Requirements: Which lines run from the first one up to and including the one with "XAxis, YAxis, ReferenceLine"? Print exactly those.

----------------------------------------

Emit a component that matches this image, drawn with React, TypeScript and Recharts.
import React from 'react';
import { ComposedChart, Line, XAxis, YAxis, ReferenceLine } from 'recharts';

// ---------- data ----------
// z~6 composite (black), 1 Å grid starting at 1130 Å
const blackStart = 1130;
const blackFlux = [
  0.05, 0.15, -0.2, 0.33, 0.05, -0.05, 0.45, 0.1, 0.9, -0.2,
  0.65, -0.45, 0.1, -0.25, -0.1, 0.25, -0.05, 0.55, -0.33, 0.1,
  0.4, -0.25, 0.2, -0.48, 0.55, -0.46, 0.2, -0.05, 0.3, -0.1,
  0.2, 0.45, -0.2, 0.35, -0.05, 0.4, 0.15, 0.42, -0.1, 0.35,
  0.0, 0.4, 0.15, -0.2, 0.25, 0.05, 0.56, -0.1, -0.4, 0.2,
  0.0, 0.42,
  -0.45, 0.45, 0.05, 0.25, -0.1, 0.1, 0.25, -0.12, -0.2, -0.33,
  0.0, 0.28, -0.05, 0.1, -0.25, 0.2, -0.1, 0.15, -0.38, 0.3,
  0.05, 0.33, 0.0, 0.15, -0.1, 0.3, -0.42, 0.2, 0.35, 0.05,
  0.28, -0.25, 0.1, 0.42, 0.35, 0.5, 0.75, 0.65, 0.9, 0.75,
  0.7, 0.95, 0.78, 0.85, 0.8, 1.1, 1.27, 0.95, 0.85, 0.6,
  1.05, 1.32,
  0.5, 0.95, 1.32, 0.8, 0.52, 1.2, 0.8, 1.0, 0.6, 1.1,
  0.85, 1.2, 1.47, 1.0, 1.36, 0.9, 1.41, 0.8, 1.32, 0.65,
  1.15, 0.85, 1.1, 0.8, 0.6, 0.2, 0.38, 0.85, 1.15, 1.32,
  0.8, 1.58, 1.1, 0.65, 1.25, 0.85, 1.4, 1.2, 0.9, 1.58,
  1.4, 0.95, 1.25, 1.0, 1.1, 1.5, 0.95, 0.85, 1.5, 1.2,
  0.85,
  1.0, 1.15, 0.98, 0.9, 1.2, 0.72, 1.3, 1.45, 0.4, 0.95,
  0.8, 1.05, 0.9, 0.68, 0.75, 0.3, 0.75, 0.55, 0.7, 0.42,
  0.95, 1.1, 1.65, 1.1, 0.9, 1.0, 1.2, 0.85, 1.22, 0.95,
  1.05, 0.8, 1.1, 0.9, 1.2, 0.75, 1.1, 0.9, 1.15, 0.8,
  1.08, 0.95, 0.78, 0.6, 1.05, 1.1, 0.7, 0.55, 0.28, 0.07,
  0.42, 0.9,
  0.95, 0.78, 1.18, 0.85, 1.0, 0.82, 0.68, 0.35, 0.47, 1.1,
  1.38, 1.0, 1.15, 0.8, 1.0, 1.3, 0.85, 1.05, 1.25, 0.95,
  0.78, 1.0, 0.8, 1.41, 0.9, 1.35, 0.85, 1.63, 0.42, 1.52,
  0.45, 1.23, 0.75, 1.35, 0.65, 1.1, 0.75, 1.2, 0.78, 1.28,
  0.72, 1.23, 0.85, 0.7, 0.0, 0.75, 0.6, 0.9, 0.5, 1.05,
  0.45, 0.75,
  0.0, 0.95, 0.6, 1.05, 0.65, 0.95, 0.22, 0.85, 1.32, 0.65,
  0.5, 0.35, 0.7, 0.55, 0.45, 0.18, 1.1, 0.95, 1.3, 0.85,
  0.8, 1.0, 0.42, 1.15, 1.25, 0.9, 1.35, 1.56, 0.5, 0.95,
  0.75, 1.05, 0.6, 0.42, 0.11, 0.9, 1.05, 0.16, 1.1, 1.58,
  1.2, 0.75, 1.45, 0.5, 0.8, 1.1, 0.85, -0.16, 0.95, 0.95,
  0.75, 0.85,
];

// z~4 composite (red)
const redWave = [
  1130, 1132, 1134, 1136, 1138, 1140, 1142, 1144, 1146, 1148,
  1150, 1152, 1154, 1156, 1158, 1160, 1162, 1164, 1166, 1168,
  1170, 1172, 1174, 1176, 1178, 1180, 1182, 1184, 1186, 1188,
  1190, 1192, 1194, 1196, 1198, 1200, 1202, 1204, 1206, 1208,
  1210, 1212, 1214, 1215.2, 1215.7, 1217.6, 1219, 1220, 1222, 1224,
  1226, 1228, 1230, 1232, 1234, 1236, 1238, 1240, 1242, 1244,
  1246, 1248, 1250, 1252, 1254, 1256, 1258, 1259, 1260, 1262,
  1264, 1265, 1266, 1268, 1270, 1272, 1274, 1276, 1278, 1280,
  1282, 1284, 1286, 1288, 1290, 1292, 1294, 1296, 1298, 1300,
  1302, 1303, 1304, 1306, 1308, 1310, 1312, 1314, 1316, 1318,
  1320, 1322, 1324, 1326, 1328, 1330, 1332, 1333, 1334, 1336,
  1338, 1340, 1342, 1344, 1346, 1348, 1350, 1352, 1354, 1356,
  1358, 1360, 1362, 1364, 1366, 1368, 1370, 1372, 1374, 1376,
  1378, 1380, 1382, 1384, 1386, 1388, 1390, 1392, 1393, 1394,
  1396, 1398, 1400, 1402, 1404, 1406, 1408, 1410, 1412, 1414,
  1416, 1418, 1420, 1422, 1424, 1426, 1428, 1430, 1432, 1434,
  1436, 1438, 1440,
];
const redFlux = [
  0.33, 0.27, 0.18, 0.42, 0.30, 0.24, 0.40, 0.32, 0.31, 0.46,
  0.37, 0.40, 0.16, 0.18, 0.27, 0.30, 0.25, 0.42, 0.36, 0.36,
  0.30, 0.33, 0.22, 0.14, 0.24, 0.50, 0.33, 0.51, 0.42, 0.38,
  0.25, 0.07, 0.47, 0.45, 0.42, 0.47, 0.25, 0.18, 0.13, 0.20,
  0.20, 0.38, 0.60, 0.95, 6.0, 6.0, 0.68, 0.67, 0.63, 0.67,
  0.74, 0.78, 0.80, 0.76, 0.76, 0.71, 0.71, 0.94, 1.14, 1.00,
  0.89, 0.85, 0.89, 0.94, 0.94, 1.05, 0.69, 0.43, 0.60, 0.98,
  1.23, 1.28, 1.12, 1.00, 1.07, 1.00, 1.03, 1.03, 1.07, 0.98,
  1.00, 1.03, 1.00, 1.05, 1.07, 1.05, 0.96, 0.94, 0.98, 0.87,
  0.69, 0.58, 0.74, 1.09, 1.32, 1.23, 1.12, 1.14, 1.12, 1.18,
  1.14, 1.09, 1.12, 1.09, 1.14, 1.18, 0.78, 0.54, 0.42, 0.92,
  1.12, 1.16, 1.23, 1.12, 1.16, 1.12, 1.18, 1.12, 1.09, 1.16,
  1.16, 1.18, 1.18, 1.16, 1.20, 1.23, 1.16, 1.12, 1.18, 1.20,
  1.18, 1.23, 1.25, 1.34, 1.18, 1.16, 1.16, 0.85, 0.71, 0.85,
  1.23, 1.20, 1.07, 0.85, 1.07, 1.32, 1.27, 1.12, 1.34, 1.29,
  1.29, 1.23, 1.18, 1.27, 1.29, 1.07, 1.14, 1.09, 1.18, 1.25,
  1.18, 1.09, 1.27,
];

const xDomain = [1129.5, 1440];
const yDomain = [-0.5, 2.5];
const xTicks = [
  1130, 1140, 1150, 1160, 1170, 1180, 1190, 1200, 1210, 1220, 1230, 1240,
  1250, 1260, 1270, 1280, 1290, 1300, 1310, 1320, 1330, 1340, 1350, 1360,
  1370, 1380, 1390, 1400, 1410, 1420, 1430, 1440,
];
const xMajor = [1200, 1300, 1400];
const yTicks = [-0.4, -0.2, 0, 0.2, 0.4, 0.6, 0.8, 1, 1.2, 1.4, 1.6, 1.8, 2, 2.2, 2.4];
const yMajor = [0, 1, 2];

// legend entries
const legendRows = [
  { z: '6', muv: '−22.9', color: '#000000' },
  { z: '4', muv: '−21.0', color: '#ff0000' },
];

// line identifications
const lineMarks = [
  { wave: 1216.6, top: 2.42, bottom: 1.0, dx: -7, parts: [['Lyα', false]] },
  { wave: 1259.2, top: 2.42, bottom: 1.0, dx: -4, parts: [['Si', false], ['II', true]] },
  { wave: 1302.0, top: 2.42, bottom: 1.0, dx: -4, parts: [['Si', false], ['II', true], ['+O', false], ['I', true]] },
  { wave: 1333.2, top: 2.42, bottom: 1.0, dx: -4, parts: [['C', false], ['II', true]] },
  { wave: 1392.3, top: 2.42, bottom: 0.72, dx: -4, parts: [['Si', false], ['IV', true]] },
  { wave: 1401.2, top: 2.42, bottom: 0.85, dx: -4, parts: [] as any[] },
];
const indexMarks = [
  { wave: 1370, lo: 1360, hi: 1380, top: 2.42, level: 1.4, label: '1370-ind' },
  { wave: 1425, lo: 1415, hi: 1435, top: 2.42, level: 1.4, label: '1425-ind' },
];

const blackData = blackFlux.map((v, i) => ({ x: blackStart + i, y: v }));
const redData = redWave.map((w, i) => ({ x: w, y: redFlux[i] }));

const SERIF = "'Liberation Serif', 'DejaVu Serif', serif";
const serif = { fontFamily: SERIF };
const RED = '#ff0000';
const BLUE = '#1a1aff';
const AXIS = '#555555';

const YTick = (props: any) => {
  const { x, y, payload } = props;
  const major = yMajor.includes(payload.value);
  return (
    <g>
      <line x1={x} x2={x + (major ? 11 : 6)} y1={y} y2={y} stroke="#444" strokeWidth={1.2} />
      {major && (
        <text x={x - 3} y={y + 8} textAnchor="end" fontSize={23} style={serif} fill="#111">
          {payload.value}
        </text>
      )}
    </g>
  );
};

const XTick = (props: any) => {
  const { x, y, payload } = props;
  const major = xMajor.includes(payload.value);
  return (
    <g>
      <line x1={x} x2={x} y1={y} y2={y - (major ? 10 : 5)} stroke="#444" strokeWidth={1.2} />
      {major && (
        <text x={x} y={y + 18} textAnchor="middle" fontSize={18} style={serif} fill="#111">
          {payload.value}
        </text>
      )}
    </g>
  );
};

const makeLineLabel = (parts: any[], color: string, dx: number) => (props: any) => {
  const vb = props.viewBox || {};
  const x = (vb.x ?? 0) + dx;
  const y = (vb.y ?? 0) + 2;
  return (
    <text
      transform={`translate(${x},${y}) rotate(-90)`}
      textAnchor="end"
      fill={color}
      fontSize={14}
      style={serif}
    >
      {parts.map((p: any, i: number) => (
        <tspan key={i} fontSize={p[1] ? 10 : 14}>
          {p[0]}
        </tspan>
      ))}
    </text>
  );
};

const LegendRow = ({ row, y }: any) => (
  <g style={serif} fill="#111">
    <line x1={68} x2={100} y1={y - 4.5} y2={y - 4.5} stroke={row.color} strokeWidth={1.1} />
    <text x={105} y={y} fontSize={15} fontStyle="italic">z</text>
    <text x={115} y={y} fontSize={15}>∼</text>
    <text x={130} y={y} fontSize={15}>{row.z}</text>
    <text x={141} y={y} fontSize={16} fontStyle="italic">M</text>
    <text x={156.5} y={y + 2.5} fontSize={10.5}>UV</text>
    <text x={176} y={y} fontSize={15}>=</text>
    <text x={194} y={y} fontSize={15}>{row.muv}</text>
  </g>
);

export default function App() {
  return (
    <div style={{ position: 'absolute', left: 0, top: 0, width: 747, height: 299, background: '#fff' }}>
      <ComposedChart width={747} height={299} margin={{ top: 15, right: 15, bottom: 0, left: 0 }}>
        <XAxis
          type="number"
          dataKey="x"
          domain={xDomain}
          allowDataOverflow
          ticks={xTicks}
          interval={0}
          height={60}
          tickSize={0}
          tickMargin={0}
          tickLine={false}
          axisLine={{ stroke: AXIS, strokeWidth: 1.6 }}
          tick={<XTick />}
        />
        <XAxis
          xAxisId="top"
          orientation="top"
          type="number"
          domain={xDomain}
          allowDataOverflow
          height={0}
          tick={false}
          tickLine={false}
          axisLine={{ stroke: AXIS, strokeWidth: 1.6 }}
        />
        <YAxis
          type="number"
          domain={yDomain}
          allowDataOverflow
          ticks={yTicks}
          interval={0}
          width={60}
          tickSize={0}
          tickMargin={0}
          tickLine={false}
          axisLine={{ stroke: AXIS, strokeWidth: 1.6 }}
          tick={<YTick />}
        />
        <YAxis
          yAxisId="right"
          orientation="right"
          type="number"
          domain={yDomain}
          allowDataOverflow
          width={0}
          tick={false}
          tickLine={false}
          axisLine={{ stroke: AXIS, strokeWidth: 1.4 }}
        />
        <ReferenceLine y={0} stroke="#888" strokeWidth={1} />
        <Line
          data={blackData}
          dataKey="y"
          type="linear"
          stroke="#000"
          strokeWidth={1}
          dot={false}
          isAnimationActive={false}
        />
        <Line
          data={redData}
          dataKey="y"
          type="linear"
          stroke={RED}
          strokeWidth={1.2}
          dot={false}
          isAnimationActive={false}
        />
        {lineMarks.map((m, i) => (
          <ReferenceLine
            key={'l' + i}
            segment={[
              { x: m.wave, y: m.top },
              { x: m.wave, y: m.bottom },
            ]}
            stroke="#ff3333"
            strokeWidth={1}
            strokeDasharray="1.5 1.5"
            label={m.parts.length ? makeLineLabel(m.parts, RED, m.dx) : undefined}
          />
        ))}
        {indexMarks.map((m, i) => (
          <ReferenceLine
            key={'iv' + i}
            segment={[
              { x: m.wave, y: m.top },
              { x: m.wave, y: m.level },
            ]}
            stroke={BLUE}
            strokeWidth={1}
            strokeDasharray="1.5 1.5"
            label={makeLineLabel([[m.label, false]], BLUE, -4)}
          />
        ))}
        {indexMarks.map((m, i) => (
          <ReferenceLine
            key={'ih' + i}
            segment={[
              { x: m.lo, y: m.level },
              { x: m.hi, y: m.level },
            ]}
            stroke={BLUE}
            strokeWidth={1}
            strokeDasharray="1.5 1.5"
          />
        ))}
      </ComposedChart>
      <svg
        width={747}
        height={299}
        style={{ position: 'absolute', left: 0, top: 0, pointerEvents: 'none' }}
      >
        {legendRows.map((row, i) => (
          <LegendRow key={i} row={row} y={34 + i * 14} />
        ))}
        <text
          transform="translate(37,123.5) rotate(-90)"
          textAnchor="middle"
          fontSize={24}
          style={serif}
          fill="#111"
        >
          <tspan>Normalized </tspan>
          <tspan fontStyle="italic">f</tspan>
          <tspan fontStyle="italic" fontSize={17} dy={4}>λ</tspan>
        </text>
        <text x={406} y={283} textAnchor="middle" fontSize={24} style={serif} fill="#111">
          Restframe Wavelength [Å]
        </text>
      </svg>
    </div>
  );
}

----------------------------------------

Written answer:
Emit a component that matches this image, drawn with React, TypeScript and Recharts.
import React from 'react';
import { ComposedChart, Line, XAxis, YAxis, ReferenceLine } from 'recharts';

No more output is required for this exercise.